I am quite a n00b in Cassandra (I'm mainly from an RDBMS background with some NoSQL here and there, like Google's BigTable and MongoDB) and I'm struggling with the data modelling for the use cases I'm trying to satisfy. I looked at this and this and even this but they're not exactly what I needed.
I have this basic table:
CREATE TABLE documents (
itemid_version text,
xml_payload text,
insert_time timestamp,
PRIMARY KEY (itemid_version)
);
itemid is actually a UUID (and unique for all documents), and version is an int (version 0 is the "first" version). xml_payload is the full XML doc, and can get quite big. Yes, I'm essentially creating a versioned document store.
As you can see, I concatenated the two to create a primary key and I'll get to why I did this later as I explain the requirements and/or use cases:
- user needs to get the single (1) doc he wants, he knows the item id and version (not necessarily the latest)

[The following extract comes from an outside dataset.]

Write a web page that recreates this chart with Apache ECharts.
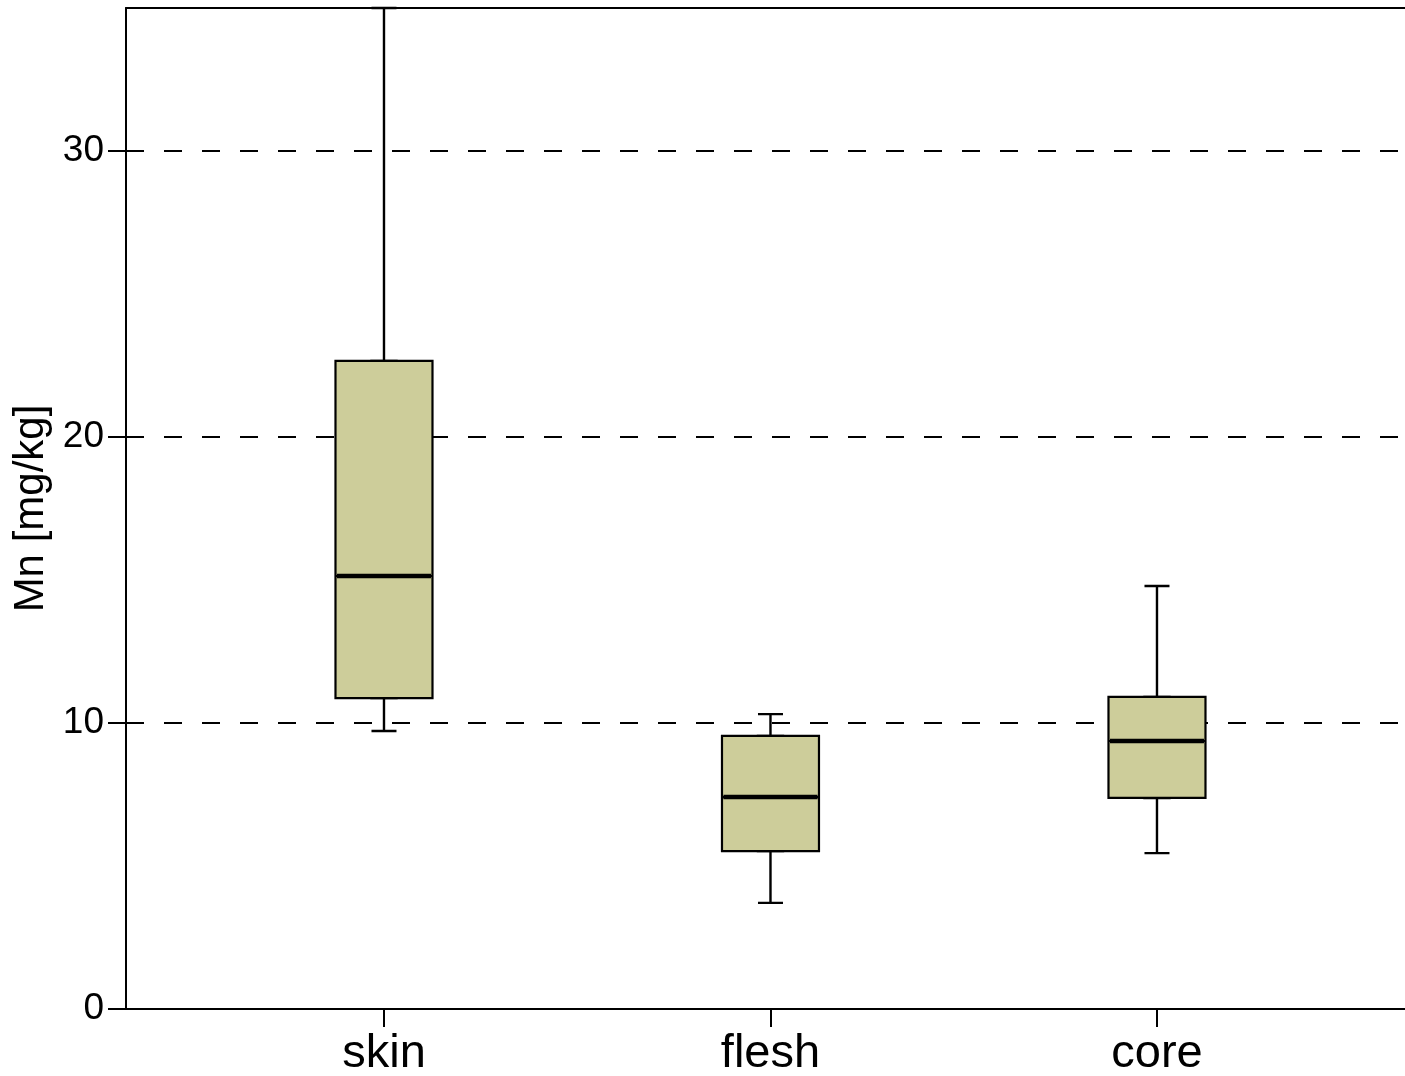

- user needs to get the single (1) doc he wants, he knows the item id but does not know the latest version
- user needs the version history of a single (1) doc.
- user needs to get the list (1 or more) of docs he wants, he knows the item id AND version (not necessarily the latest)
I will be writing the client code that will perform the use cases, please excuse the syntax as I'm trying to be language-agnostic
first one's straightforward:
$itemid_version = concat($itemid, $version)
$doc = csql("select * from documents where itemid_version = {0};"
-f $itemid_version)
now to satisfy the 2nd and 3rd use cases, I am adding the following table:
CREATE TABLE document_versions (
itemid uuid,
version int,
PRIMARY KEY (itemid, version)
) WITH clustering order by (version DESC);
new records will be added as new docs and new versions of existing docs are created
now we have this (use case #2):
$latest_itemid, $latest_version = csql("select itemid,
version from document_versions where item_id = {0}
order by version DESC limit 1;" -f $itemid)
$itemid_version = concat($latest_itemid, $latest_version)
$doc = csql("select * from documents where itemid_version = {0};"
-f $itemid_version)
and this (use case #3):
$versions = csql("select version from document_versions where item_id = {0}"
-f $itemid)
for the 3rd requirement, I am adding yet another table:
CREATE TABLE latest_documents (
itemid uuid,
version int,
PRIMARY KEY (itemid, version)
)
records are inserted for new docs, records are updated for existing docs
and now we have this:
$latest_itemids, $latest_versions = csql("select itemid, version
from latest_documents where item_id in ({0})" -f $itemid_list.toCSV())
foreach ($one_itemid in $latest_itemids, $one_version in $latest_versions)
$itemid_version = concat($latest_itemid, $latest_version)
$latest_docs.append(
cql("select * from documents where itemid_version = {0};"
-f $itemid_version))
Now I hope it's clear why I concatenated itemid and version to create an index for documents as opposed to creating a compound key: I cannot have OR in the WHERE clause in SELECT
You can assume that only one process will do the inserts/updates so you don't need to worry about consistency or isolation issues.
Am I on the right track here? there are quite a number of things that doesn't sit well with me...but mainly because I don't understand Cassandra yet:
- I feel that the primary key for
documentsshould be a composite of (itemid, version) but I can't satisfy use case #4 (return a list from a query)...I can't possibly use a separate SELECT statement for each document due to the performance hit (network overhead)...or can (should) I? - 2 trips to get a document if the version is not known beforehand. probably a compromise I have to live with, or maybe there's a better way.